When selecting a potential CEO for your organization, will having studied at an Ivy League school make a difference to the performance they bring? According to this Idea, yes but only under certain conditions. Read on to find out more about whether it is worth the effort to specifically seek out elite or Ivy League-educated individuals for CEO positions.
The term ‘human capital’ encompasses the knowledge, skills and talents inherent in individuals. These skills represent an important source of productivity in an organization, and can be enhanced through training and education. But could an individual’s selection from a top educational institution constitute or signal that they will amount to a ‘better’ human capital resource for an organization in the long-run?

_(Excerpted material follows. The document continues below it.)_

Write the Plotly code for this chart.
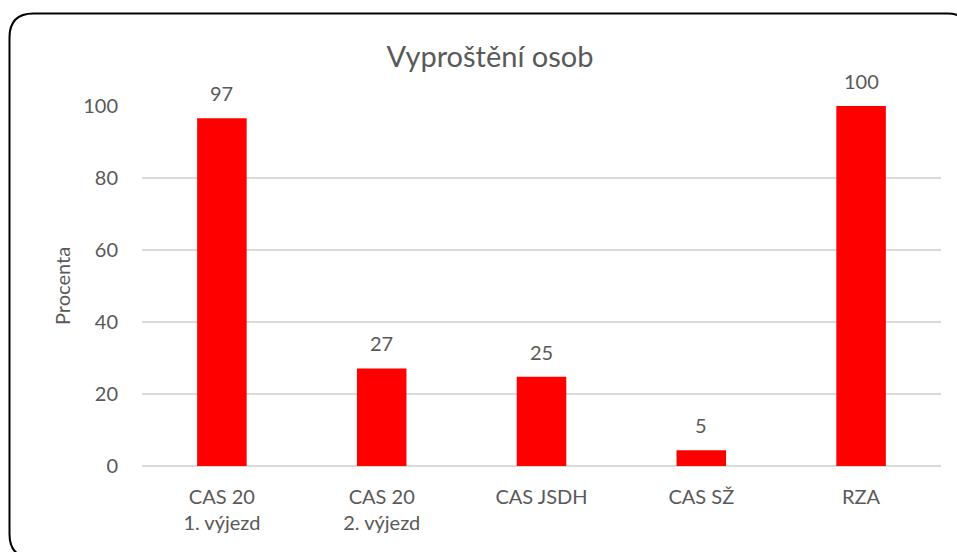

In a 2014 working paper, researchers from Alberta School of Business looked at graduates of Ivy League schools with stringent admissions policies, in order to examine when and where such human capital offers the greatest value. Specifically, Danny Miller, Xiaowei Xu and Vikas Mehrotra asked whether it is simply their prestigious degree that gets them into good jobs and brings them favourable attention from the press, or do they actually outperform other CEOs?
This is a relevant question to consider today as it is now widely suggested that job performance rather than educational advantage is responsible for promotion and success in a corporate environment; and also that selective schools have become less socially elitist and more meritocratic, thus favouring the effects of human versus social capital.
The researchers found that the Ivy League educated CEOs had led firms with higher market valuations and also had a greater ability to sustain that valuation than other CEOs in the group. The advantage was strongest for undergraduate rather than graduate programs. This may be because undergraduate programs at Ivy League schools select for general intelligence, analytical ability, social skills and past achievements — academic and non-academic alike. These are also the sort of skills that are most relevant to the demands of a CEO. Graduate programs, on the other hand, base selection for admission more on general cognitive intelligence (essentially IQ) and competency within a specialized field of knowledge. CEOs from elite schools did better in their early careers, when younger, and in small companies, where they were more able to apply CEO-relevant undergraduate program-related skills than in larger corporations.
Methodology: The researchers identified 444 magazine covers from Business Week, Fortune and Forbes, that celebrated positive stories about Ivy League CEOs. The covers ranged from 1970–2008, and were compared with a random sample of 50 covers also chosen from the journals, as well as CEOs from Fortune 500 firms. The Ivy League Schools these CEOs were associated were Harvard, Yale, Princeton, Columbia, Brown, Dartmouth, Pennsylvania and Cornell.
Based on Milller, Xu and Mehrotra’s findings, it seems that under specific conditions, Ivy League-selected CEOs can indeed be considered a valuable resource. These CEOs show superiority in three ways:
However, this does not suggest that firms should specifically seek out Ivy League-educated individuals for CEO positions, as their success seemed to be found under specific conditions only: the firms have to be small, the CEOs younger and holding undergraduate rather than postgraduate Ivy League degrees.